I’m sure you’ve seen the bumper sticker that says, “Christians are not perfect, just forgiven.” According to the Gospel of Jesus Christ, all people are sinners who deserve God’s wrath. Christians are no different from anyone else, for they too have sinned in the past. Maybe their behavior is better now, but all it takes is one crime to get a criminal record in today’s justice system (though, of course, many crimes can be expunged). In the eyes of God, Christians have a criminal record and deserve punishment, just like every other person on the face of the earth.
But God chooses to treat Christians as innocent, even though they technically are not. Calvinists say this is because God chose them before the foundation of the world, and Arminians contend that salvation is based on a decision to receive God’s free gift. But both sides agree that Christians are getting something that they don’t deserve.
So why do a lot of Christians act like they’re better than non-believers? Not all, or most, but a lot of Christians seem to have that attitude. Maybe they forget where they came from. We as Christians should remember that we too are sinners who deserve God’s wrath. We’ve been plucked from the fire. We should feel relieved and grateful, not smug and superior in the confines of our Christian cliques.
That’s why I get annoyed when I hear the cliche “Hate the sin but love the sinner” in today’s debates on homosexuality. I suppose that I agree with the slogan on some level, for I believe that homosexuality is wrong yet maintain that all people should be loved (though my love for others is far from perfect). But the slogan strikes me as rather patronizing, as if we righteous Christians should condescend to love those lowly sinners. Hate the sin but love the sinner? Christians are sinners. Not to mention the fact that I’m sick of hearing the cliche all the time, as if it’s the definitive answer to the homosexuality debate.
At the same time, I also don’t like the other extreme, which says that we can’t make moral judgments because all of us are sinners. I’ve heard homosexuals say to Christians, “Who are you to judge me? You’re not perfect!” But there has to be some room for moral judgment and outrage. And I’m not speaking primarily about homosexuality here. If I’m a criminal who stole a few pieces of candy from a grocery store, and I hear about a man who raped a child, killed her, and threw her corpse into a nearby dumpster, don’t I have a right to be mad about his actions? Sure, I’m not perfect, but does that mean I can’t have any moral outrage?

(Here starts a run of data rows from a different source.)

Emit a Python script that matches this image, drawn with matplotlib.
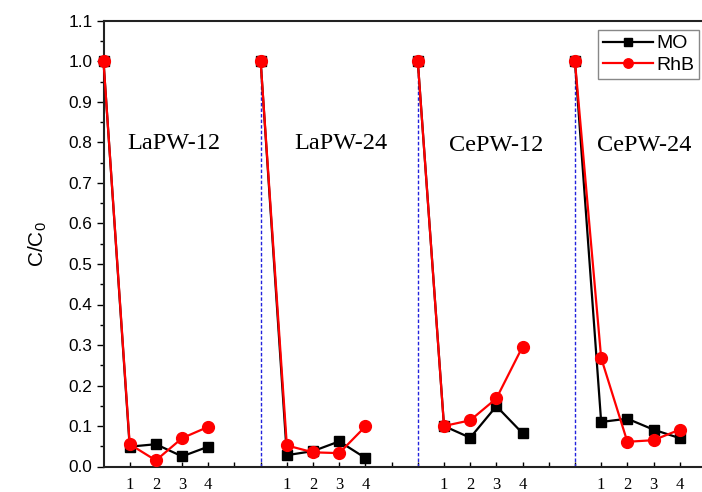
import matplotlib
matplotlib.use("Agg")
import matplotlib.pyplot as plt
import numpy as np

samples = ["LaPW-12", "LaPW-24", "CePW-12", "CePW-24"]
cycles = [0, 1, 2, 3, 4]
cycle_labels = ["1", "2", "3", "4"]
mo = [
    [1.0, 0.049, 0.055, 0.025, 0.049],
    [1.0, 0.028, 0.038, 0.062, 0.021],
    [1.0, 0.100, 0.071, 0.149, 0.082],
    [1.0, 0.110, 0.118, 0.091, 0.070],
]
rhb = [
    [1.0, 0.055, 0.015, 0.070, 0.098],
    [1.0, 0.052, 0.035, 0.033, 0.099],
    [1.0, 0.100, 0.114, 0.168, 0.296],
    [1.0, 0.268, 0.061, 0.065, 0.091],
]

seg_step = 6
label_pos = [(0.9, 0.783), (7.28, 0.783), (13.2, 0.778), (18.85, 0.778)]

W, H = 702, 492
ax_left, ax_bottom_px, ax_top_px = 103.5, 466.5, 21
fig = plt.figure(figsize=(W / 100, H / 100), dpi=100)
ax = fig.add_axes([ax_left / W, (H - ax_bottom_px) / H, 1 - ax_left / W,
                   (ax_bottom_px - ax_top_px) / H])

sans = "Liberation Sans"
serif = "Liberation Serif"

for i, name in enumerate(samples):
    start = i * seg_step
    xs = [start + c for c in cycles]
    ax.plot(xs, mo[i], color="black", lw=1.6, marker="s", ms=7.5, zorder=3,
            label="MO" if i == 0 else None, clip_on=False)
    ax.plot(xs, rhb[i], color="#ff0000", lw=1.6, marker="o", ms=8.5, zorder=4,
            label="RhB" if i == 0 else None, clip_on=False)
    if i > 0:
        ax.plot([start, start], [0, 1.0], color="#2222dd", lw=1.0,
                ls=(0, (2.5, 1.5)), zorder=2)
    ax.text(label_pos[i][0], label_pos[i][1], name, family=serif, fontsize=17.5,
            ha="left", va="baseline")

ax.set_xlim(0, 22.85)
ax.set_ylim(0, 1.1)

ticks = list(range(1, 23))
labels = []
for t in ticks:
    c = t % seg_step
    labels.append(cycle_labels[c - 1] if 1 <= c <= 4 else "")
ax.set_xticks(ticks)
ax.set_xticklabels(labels, family=serif, fontsize=12)
ax.set_yticks(np.arange(0, 1.11, 0.1))
ax.set_yticklabels([f"{v:.1f}" for v in np.arange(0, 1.11, 0.1)], family=sans, fontsize=12.4)
ax.set_yticks(np.arange(0.05, 1.1, 0.1), minor=True)

ax.tick_params(axis="x", direction="in", length=3.3, width=1.0, pad=7.3)
ax.tick_params(axis="y", which="major", direction="out", length=5, width=1.0, pad=3)
ax.tick_params(axis="y", which="minor", direction="out", length=3, width=1.0)

for s in ["left", "bottom", "top"]:
    ax.spines[s].set_linewidth(1.5)
    ax.spines[s].set_color("#222222")
ax.spines["right"].set_visible(False)

ax.set_ylabel(r"C/C$_\mathregular{0}$", family=sans, fontsize=15, labelpad=14)

leg = ax.legend(loc="upper right",
                prop={"family": sans, "size": 14}, fancybox=False, framealpha=1,
                edgecolor="#888888", handlelength=2.6, handletextpad=0.15,
                borderpad=0.25, labelspacing=0.2, borderaxespad=0, markerscale=0.8)
x1 = (699 - ax_left) / (W - ax_left)
y1 = (ax_bottom_px - 30) / (ax_bottom_px - ax_top_px)
leg.set_bbox_to_anchor((x1, y1), transform=ax.transAxes)
leg.get_frame().set_linewidth(1.0)

fig.savefig("out.png", dpi=100)
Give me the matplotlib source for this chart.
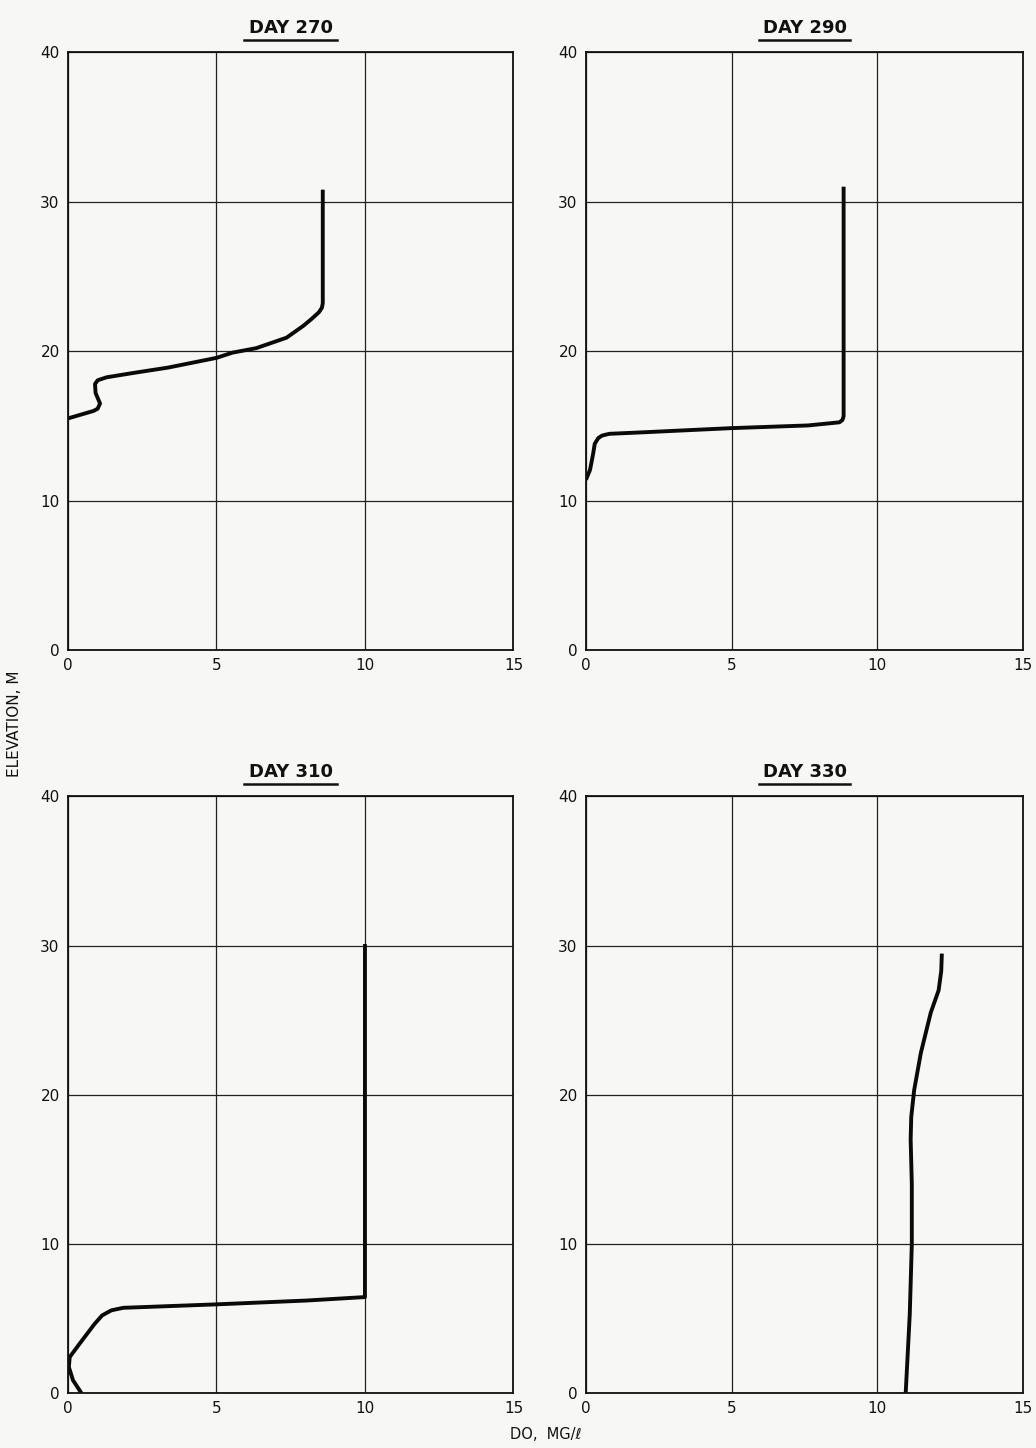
import matplotlib
matplotlib.use("Agg")
import matplotlib.pyplot as plt
from matplotlib.lines import Line2D
import logging
logging.getLogger("matplotlib.font_manager").setLevel(logging.ERROR)

# ---- data (DO in mg/l, elevation in m) ----
titles = ["DAY 270", "DAY 290", "DAY 310", "DAY 330"]

do_270 = [8.58, 8.58, 8.55, 8.45, 8.2, 7.93, 7.36, 6.34, 5.54, 5.0, 3.37, 2.23, 1.3, 1.0, 0.91, 0.93, 1.08, 1.0, 0.86, 0.0]
el_270 = [30.8, 23.2, 22.9, 22.6, 22.15, 21.7, 20.9, 20.2, 19.9, 19.55, 18.9, 18.55, 18.25, 18.05, 17.8, 17.2, 16.5, 16.15, 16.0, 15.5]

do_290 = [8.84, 8.84, 8.80, 8.70, 7.62, 4.99, 1.84, 0.80, 0.55, 0.42, 0.30, 0.25, 0.14, 0.0]
el_290 = [31.0, 15.64, 15.4, 15.24, 15.03, 14.85, 14.56, 14.47, 14.35, 14.18, 13.8, 13.18, 12.06, 11.4]

do_310 = [10.0, 10.0, 8.05, 4.98, 1.86, 1.46, 1.15, 0.9, 0.39, 0.06, 0.03, 0.17, 0.45]
el_310 = [30.1, 6.43, 6.2, 5.94, 5.71, 5.54, 5.2, 4.64, 3.3, 2.41, 1.74, 0.85, 0.0]

do_330 = [12.21, 12.19, 12.1, 11.83, 11.49, 11.26, 11.16, 11.14, 11.18, 11.18, 11.11, 10.97]
el_330 = [29.46, 28.3, 27.0, 25.5, 22.8, 20.3, 18.5, 17.0, 14.0, 10.0, 5.3, 0.0]

x_ticks = [0, 5, 10, 15]
y_ticks = [0, 10, 20, 30, 40]

series = [(do_270, el_270), (do_290, el_290), (do_310, el_310), (do_330, el_330)]

bg = "#f7f7f5"
fig = plt.figure(figsize=(10.36, 14.48), dpi=100, facecolor=bg)

positions = [
    [0.0656, 0.551, 0.430, 0.413],
    [0.5656, 0.551, 0.422, 0.413],
    [0.0656, 0.038, 0.430, 0.412],
    [0.5656, 0.038, 0.422, 0.412],
]

for pos, (x, y), title in zip(positions, series, titles):
    ax = fig.add_axes(pos)
    ax.set_facecolor(bg)
    ax.set_xlim(0, 15)
    ax.set_ylim(0, 40)
    ax.set_xticks(x_ticks)
    ax.set_yticks(y_ticks)
    ax.grid(True, color="#222222", linewidth=0.9)
    ax.tick_params(length=0, labelsize=11, pad=6, colors="#111111")
    for s in ax.spines.values():
        s.set_linewidth(1.3)
        s.set_color("#111111")
    ax.plot(x, y, color="#0a0a0a", linewidth=2.8, solid_capstyle="butt",
            solid_joinstyle="round")
    ax.set_title(title, fontsize=13, fontweight="bold", pad=14, color="#111111",
                 family=["Liberation Sans Narrow", "DejaVu Sans"])
    # underline under the title
    ax.add_line(Line2D([0.395, 0.605], [1.021, 1.021], transform=ax.transAxes,
                       color="#111111", linewidth=1.8, clip_on=False))

fig.text(0.014, 0.50, "ELEVATION, M", rotation=90, ha="center", va="center",
         fontsize=11, color="#111111")
fig.text(0.527, 0.009, "DO,  MG/ℓ", ha="center", va="center",
         fontsize=10.5, color="#111111")

fig.savefig("out.png", dpi=100, facecolor=bg)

So there has to be a balance between humility and moral outrage, though I’m not exactly sure where the right point of balance actually is.
I want to make a transition to the next book that I’m reading for my daily quiet time: the Book of Amos. On at least one occasion, Amos discusses the same issue, only, in his scenario, the Gentiles are the ones evaluating the Israelites’ behavior. In Amos 3:9, we read, “Proclaim to the strongholds in Ashdod, and to the strongholds in the land of Egypt, and say, ‘Assemble yourselves on Mount Samaria, and see what great tumults are within it, and what oppressions are in its midst'” (NRSV).
God is putting the Israelites on display before two sinful Gentile nations: Egypt and Philistia. I wonder what the Gentiles’ reaction is when they see the Israelites’ sin. Here are some possibilities:
“Naughty, naughty. Look at that oppression! Those Israelites are always strutting around, acting like they’re better than the rest of us. But we’d never have oppression like that in our nation.”
“Yeah, the Israelites oppress people. So what? We do that in our own countries. It’s part of our culture.”
“The Israelites have sinned, and God is punishing them. Let us take that as a warning and an exhortation to ourselves. Let’s stop oppressing people in our midst and outside of our borders. Let us pursue justice!”
Of the three responses, I’d venture to say that the third is closest to the attitude that God would like us to have. And, of course, it should be mixed with compassion for the sinners, yet a compassion that is not patronizing and does not compromise moral outrage.